Capital TV
- Country: Nigeria
- Broadcast area: Africa
- Headquarters: Port Harcourt, Rivers State, Nigeria

Programming
- Language: English

Ownership
- Owner: Ndume Green (Chief Executive Officer)

History
- Launched: 2022

Links
- Website: capitaltvnigeria.com

= Capital TV (Nigeria) =

Nigerian television channel

Capital TV is a Nigerian independent 24-hour news and media television channel based in Port Harcourt, Nigeria. The TV station was founded in 2019 and began broadcasting in 2022. Its primary focus is producing news and current affairs programs on Nigerian domestic issues.

==History==
Capital TV was founded in 2022 as a private television station by Nigerian broadcaster and entrepreneur Ndume Green, who was a finalist at the 2018 Komla Dumor Award.
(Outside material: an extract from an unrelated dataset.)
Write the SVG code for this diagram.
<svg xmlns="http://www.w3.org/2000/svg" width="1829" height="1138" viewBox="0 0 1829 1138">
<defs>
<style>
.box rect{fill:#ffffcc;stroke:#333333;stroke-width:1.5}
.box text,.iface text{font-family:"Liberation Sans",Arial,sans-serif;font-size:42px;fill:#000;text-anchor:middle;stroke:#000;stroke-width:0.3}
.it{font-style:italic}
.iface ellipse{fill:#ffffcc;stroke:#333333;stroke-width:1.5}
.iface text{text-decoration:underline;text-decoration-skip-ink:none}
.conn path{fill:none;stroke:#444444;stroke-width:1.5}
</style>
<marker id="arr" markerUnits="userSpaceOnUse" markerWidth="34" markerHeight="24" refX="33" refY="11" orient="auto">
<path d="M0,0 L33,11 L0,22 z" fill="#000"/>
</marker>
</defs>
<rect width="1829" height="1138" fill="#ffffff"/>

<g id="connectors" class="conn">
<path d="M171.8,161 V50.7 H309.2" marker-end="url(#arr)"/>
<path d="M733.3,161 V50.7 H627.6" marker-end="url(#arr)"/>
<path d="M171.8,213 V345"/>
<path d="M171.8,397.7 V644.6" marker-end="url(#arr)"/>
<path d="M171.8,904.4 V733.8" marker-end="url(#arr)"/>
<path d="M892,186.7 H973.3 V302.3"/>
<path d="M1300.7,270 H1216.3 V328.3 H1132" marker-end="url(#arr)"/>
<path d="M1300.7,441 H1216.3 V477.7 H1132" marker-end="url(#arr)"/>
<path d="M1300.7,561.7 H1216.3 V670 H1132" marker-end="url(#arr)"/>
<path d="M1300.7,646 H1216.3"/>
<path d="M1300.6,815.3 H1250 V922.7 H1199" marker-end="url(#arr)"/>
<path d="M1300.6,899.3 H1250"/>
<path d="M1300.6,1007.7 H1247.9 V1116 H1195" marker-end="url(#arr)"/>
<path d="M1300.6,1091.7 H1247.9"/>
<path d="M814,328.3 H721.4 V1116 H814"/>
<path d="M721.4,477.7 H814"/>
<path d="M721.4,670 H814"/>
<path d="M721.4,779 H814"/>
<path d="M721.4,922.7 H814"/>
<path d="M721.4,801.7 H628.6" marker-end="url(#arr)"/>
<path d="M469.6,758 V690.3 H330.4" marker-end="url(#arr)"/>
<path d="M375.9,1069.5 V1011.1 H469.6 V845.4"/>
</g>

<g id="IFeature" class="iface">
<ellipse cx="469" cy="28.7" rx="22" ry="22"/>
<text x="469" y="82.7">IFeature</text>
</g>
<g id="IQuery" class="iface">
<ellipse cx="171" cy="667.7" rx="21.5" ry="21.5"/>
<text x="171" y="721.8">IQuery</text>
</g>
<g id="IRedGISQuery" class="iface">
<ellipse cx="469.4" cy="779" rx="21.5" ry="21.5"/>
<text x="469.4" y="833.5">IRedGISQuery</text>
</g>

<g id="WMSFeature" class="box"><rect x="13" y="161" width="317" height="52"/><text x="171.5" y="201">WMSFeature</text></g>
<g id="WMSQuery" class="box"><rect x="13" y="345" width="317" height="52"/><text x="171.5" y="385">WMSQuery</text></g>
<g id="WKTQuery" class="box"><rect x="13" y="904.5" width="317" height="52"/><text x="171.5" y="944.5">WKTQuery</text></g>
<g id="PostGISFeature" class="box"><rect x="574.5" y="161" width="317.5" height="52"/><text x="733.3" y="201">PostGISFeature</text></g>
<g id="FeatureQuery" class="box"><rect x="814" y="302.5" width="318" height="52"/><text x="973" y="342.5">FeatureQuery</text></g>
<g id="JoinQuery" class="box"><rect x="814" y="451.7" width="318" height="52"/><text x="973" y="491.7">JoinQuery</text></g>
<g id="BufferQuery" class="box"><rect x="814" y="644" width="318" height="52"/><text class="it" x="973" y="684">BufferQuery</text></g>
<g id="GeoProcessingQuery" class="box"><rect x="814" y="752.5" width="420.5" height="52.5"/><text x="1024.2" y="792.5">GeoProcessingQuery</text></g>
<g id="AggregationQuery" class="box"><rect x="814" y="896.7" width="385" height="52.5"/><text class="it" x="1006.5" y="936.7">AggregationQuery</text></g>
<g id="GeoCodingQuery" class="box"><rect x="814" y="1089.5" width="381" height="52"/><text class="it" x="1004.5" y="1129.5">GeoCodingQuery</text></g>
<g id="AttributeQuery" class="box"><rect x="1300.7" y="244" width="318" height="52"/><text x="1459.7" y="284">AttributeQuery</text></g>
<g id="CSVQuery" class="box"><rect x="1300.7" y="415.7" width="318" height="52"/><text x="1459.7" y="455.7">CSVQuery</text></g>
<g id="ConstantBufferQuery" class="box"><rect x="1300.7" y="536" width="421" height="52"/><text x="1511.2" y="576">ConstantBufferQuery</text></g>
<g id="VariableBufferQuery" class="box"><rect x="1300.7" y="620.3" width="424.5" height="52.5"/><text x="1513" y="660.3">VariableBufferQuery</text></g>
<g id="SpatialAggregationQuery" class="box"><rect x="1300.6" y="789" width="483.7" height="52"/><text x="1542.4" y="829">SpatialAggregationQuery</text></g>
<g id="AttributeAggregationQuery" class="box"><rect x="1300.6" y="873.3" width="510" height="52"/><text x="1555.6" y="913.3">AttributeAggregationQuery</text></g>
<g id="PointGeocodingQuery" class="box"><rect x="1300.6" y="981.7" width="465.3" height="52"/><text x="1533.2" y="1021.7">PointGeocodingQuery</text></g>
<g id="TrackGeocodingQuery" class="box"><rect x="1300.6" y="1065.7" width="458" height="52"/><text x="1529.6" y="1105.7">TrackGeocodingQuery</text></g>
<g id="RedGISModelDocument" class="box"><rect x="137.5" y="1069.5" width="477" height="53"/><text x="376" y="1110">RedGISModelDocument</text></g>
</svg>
The company commenced operations in Port Harcourt, Nigeria with subsidiaries such as LightBox studios, Ogonitv, and Wakanda Media Foundation. The corporate office was opened in Port Harcourt in September 2023.
The channel was licensed in 2019 but began operations in 2022. One of the subsidiaries, OgoniTV was started in 2016 by Ndume Green and Ken Saro-Wiwa Jr.